§ The task
Do not repeat pictures. Repeat exactly the lines of the listing below from its first line through the line with "Chart.register(...registerables);".

§ Data shown
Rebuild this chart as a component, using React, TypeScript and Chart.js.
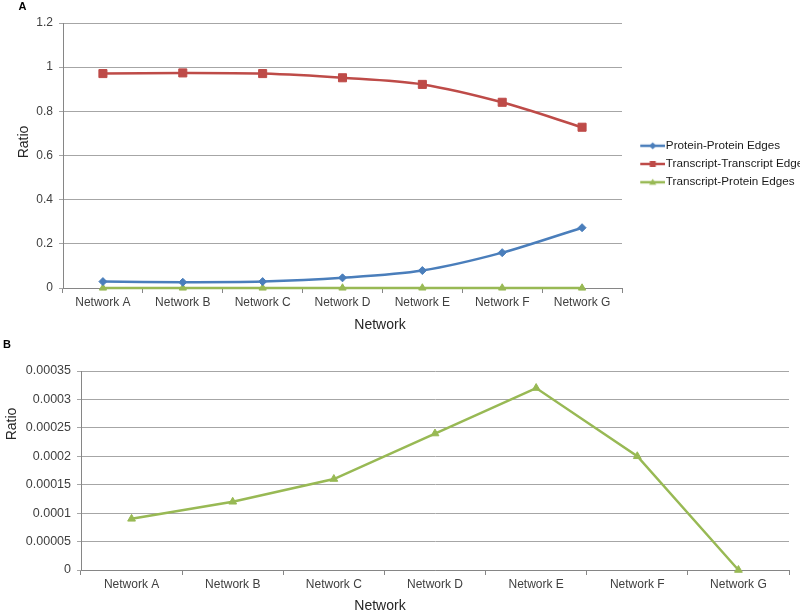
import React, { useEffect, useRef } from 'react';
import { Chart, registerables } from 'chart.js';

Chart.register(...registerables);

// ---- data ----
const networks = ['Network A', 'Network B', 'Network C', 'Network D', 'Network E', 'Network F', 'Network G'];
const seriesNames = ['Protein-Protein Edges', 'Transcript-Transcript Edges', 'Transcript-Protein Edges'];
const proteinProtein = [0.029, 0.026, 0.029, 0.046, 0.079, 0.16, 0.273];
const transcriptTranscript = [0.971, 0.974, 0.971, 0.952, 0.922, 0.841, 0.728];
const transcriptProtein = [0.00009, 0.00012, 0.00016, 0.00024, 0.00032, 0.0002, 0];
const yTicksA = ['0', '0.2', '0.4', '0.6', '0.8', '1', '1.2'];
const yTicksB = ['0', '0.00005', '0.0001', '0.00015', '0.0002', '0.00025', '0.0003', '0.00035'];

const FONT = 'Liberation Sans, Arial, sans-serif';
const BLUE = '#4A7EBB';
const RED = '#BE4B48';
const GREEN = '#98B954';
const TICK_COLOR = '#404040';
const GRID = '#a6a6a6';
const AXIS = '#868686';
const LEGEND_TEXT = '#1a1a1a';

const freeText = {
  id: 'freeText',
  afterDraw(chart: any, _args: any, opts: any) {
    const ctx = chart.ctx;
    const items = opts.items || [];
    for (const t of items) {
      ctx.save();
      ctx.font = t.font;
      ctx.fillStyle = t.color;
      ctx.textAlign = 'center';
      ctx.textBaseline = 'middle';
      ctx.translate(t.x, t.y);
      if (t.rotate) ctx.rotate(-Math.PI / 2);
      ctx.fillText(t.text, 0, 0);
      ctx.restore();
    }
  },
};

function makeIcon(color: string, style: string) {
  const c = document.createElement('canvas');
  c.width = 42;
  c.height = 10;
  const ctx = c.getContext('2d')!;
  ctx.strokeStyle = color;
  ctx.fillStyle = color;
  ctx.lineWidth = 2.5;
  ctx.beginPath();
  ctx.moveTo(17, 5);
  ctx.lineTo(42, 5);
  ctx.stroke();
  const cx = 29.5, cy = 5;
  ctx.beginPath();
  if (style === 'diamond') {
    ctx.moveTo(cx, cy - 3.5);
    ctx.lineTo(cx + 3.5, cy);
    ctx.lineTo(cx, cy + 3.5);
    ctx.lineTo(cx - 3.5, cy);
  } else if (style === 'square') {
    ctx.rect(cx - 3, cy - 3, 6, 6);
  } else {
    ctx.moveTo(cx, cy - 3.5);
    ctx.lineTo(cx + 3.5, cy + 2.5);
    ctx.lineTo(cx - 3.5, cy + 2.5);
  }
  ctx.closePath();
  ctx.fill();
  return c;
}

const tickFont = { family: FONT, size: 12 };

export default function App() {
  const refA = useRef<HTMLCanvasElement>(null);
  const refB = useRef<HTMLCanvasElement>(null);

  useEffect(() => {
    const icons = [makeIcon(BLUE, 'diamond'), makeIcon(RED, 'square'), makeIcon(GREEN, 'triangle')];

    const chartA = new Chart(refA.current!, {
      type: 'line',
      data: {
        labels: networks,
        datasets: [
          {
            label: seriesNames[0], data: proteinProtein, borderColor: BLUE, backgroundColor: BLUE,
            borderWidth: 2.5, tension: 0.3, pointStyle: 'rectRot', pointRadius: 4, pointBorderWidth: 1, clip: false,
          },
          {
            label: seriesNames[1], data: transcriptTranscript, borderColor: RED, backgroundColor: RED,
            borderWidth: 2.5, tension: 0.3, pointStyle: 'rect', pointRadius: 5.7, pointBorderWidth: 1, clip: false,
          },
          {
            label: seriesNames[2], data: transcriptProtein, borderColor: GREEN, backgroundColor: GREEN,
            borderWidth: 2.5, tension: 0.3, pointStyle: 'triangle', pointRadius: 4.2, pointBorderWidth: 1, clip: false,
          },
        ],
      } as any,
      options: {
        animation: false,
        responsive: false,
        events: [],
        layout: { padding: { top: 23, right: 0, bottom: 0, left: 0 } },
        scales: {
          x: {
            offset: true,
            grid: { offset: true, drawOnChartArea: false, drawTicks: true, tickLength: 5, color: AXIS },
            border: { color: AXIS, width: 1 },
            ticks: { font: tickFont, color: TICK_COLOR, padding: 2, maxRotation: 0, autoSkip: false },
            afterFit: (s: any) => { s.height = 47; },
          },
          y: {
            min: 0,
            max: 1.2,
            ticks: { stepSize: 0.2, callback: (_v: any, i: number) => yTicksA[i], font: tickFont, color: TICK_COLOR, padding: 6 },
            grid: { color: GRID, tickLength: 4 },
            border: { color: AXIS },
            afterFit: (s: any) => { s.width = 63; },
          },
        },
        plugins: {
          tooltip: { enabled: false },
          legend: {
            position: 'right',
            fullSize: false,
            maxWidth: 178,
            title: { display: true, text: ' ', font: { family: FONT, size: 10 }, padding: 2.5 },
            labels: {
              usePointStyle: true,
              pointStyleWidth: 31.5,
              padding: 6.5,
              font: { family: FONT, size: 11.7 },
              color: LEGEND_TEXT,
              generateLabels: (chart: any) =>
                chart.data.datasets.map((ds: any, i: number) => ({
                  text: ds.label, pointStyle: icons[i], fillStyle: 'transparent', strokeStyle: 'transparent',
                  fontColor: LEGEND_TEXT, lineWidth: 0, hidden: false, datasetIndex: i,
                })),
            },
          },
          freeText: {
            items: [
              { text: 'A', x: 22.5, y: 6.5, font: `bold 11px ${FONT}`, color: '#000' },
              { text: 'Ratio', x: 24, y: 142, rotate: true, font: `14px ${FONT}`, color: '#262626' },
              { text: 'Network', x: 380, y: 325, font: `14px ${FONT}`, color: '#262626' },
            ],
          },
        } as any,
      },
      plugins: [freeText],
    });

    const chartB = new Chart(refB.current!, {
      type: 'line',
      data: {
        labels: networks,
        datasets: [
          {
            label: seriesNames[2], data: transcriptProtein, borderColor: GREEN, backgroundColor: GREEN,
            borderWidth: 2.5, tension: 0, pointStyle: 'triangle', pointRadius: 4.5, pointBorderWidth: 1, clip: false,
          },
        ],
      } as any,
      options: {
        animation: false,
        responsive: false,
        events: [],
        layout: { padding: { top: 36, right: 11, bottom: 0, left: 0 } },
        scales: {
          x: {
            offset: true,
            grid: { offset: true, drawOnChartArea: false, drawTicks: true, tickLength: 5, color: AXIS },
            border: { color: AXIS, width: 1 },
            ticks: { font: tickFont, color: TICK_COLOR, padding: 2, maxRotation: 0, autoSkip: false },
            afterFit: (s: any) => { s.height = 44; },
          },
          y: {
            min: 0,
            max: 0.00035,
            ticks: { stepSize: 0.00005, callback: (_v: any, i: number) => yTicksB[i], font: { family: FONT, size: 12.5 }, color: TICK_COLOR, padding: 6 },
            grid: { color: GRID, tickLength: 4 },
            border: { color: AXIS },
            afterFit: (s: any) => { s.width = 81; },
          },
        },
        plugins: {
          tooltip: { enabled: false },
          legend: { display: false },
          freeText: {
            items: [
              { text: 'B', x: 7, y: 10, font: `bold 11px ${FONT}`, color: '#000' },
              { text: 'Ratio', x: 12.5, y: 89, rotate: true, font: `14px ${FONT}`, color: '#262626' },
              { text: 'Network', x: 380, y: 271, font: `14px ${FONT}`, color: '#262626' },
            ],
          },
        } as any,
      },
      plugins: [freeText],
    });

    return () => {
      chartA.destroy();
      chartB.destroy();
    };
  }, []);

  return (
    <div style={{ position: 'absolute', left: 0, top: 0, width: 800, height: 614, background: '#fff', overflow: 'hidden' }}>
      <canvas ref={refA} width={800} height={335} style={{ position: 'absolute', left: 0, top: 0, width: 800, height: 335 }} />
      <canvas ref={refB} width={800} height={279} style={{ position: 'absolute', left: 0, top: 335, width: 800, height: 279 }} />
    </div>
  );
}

§ Solution to the exercise
Rebuild this chart as a component, using React, TypeScript and Chart.js.
import React, { useEffect, useRef } from 'react';
import { Chart, registerables } from 'chart.js';

Chart.register(...registerables);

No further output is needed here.